Completed in 2001, the park is comprised of 20 two-story, 48,000-sf steel buildings built atop a former municipal landfill. The campus-style project was designed for R&D, high-technology companies, computers manufacturing and biotech industrial tenants. Occupancy is about 65%. Oracle, the park's largest tenant, leases two of the buildings. The going triple-net rental rate there is about $2.25 per sf per month.

Robert Gilley, Steve Hermann and Erik Doyle with CBRE's Institutional Group had the disposition assignment. PREI's San Francisco-based VP Tim Hennessey handled the acquisition. Neither Gilley nor PREI's Tim Hennessey could be reached Tuesday for comment, but another PREI source provided the purchase price. Executives from Harvest Properties and Peery Arrillaga also were unavailable for comment. Slough Estates tied up the property back in December for about $228 million but eventually walked away, according to published reports.

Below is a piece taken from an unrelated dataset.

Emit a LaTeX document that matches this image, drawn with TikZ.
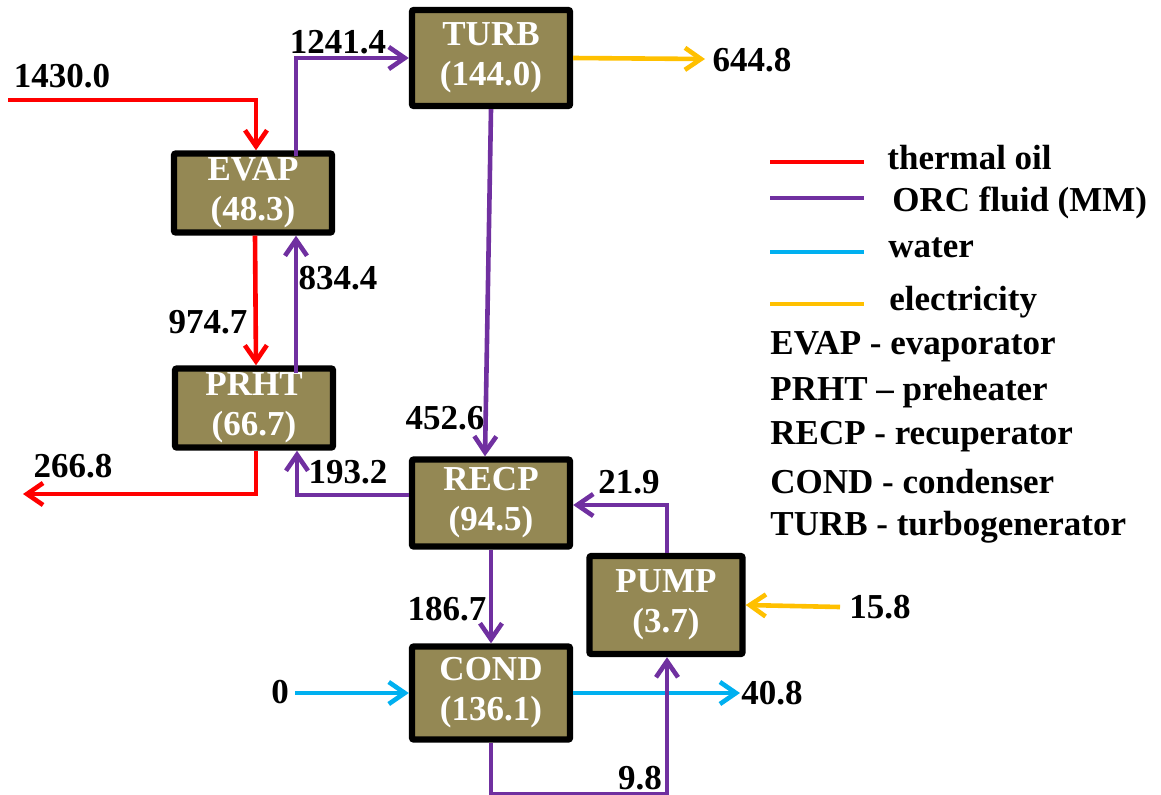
\documentclass[tikz,border=0pt]{standalone}
\usepackage{fontspec}
\setmainfont{Liberation Serif}[BoldFont={Liberation Serif Bold}]
\newfontfamily\diafont{Liberation Serif}[BoldFont={Liberation Serif Bold},Ligatures=TeX]
\usepackage{tikz}
\usetikzlibrary{positioning,calc}
\usetikzlibrary{arrows.meta}
\definecolor{OilRed}{RGB}{255,0,0}
\definecolor{OrcPurple}{RGB}{112,48,160}
\definecolor{WaterBlue}{RGB}{0,176,240}
\definecolor{ElecOrange}{RGB}{255,192,0}
\definecolor{UnitOlive}{RGB}{148,136,84}
\tikzset{
  unit/.style={draw=black,fill=UnitOlive,line width=3.2pt,rounded corners=1pt,minimum width=79pt,
    inner sep=0pt,align=center,text=white,font=\diafont\fontsize{17.5}{20}\selectfont\bfseries},
  flow/.style={line width=2.3pt,-{Straight Barb[length=8pt,width=11pt,line width=2.3pt]}},
  oil/.style={flow,draw=OilRed},
  orc/.style={flow,draw=OrcPurple},
  water/.style={flow,draw=WaterBlue},
  elec/.style={flow,draw=ElecOrange},
}
\tikzset{val/.style={font=\diafont\fontsize{17.5}{20}\selectfont\bfseries,inner sep=0pt}, legtext/.style={val,anchor=west}, legline/.style={line width=2.3pt}}
\begin{document}
\begin{tikzpicture}[x=0.5pt,y=-0.5pt]
\useasboundingbox (0,0) rectangle (1161,794);
\node[unit,minimum height=48pt] (TURB) at (491,58) {TURB\\(144.0)};
\node[unit,minimum height=39.5pt] (EVAP) at (253,193) {EVAP\\(48.3)};
\node[unit,minimum height=39.5pt] (PRHT) at (254,408) {PRHT\\(66.7)};
\node[unit,minimum height=43.5pt] (RECP) at (491,503) {RECP\\(94.5)};
\node[unit,minimum height=49pt,minimum width=76.5pt] (PUMP) at (666,605) {PUMP\\(3.7)};
\node[unit,minimum height=46.5pt] (COND) at (491,693) {COND\\(136.1)};
\coordinate (oilin) at (8,100);
\coordinate (oilout) at (23,494);
\coordinate (turbel) at (705,59);
\coordinate (pumpel) at (840,607);
\coordinate (win) at (295,693);
\coordinate (wout) at (740,693);
\draw[oil] (oilin) -| ([xshift=1.5pt]EVAP.north);
\draw[oil] ([xshift=1pt]EVAP.south) -- ([xshift=1pt]PRHT.north);
\draw[oil] ([xshift=1pt]PRHT.south) |- (oilout);
\draw[orc] ([xshift=21.5pt,yshift=-3pt]EVAP.north) |- (TURB.west);
\draw[orc] ([xshift=21pt,yshift=-4pt]PRHT.north) -- ([xshift=21.5pt]EVAP.south);
\draw[orc] (TURB.south) -- ([xshift=-3pt]RECP.north);
\draw[orc] ([yshift=4pt]RECP.west) -| ([xshift=21.5pt]PRHT.south);
\draw[orc] (RECP.south) -- (COND.north);
\draw[water] (win) -- (COND.west);
\draw[water] (COND.east) -- (wout);
\draw[orc] (COND.south) -- ++(0,52) -| ([xshift=0.5pt]PUMP.south);
\draw[orc] ([xshift=0.5pt]PUMP.north) |- ([yshift=-1pt]RECP.east);
\draw[elec] (TURB.east) -- (turbel);
\draw[elec] (pumpel) -- (PUMP.east);
\node[val] (v1) at (62,76) {1430.0};
\node[val] (v2) at (338,42) {1241.4};
\node[val] (v3) at (752,60) {644.8};
\node[val] (v4) at (208,322) {974.7};
\node[val] (v5) at (338,278) {834.4};
\node[val] (v6) at (73,466) {266.8};
\node[val] (v7) at (348,472) {193.2};
\node[val] (v8) at (445,418) {452.6};
\node[val] (v9) at (447,609) {186.7};
\node[val] (v10) at (280,692) {0};
\node[val] (v11) at (772,693) {40.8};
\node[val] (v12) at (629,482) {21.9};
\node[val] (v13) at (880,607) {15.8};
\node[val] (v14) at (640,778) {9.8};
\draw[legline,OilRed] (770,162) -- (864,162);
\draw[legline,OrcPurple] (770,198) -- (864,198);
\draw[legline,WaterBlue] (770,252) -- (864,252);
\draw[legline,ElecOrange] (770,304) -- (864,304);
\node[legtext] (lg1) at (887,158) {thermal oil};
\node[legtext] (lg2) at (892,203) {ORC fluid (MM)};
\node[legtext] (lg3) at (888,248) {water};
\node[legtext] (lg4) at (889,302) {electricity};
\node[legtext] (lg5) at (770,347) {EVAP - evaporator};
\node[legtext] (lg6) at (770,392) {PRHT – preheater};
\node[legtext] (lg7) at (770,437) {RECP - recuperator};
\node[legtext] (lg8) at (770,482) {COND - condenser};
\node[legtext] (lg9) at (770,527) {TURB - turbogenerator};
\end{tikzpicture}
\end{document}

"The acquisition of Westport Office Park marks one of PREI's largest investments to date in an office market that has been negatively impacted by significant job losses in the technology sector over the past four years," says Hennessey in a prepared statement. "Given the quality of design and construction of this campus, the asset is well positioned to capture its fair share of new tenant demand as the market continues to improve. We will look to Harvest Properties, our operating partner, to execute on the repositioning this asset over the next several quarters."

Westport cost more than $150 million to develop, according to published reports. It is considered to be one of the most ambitious, technically-challenging redevelopment projects ever undertaken on a former landfill site. Most of the 85-acre property was used as a municipal waste landfill from the 1940s until 1970.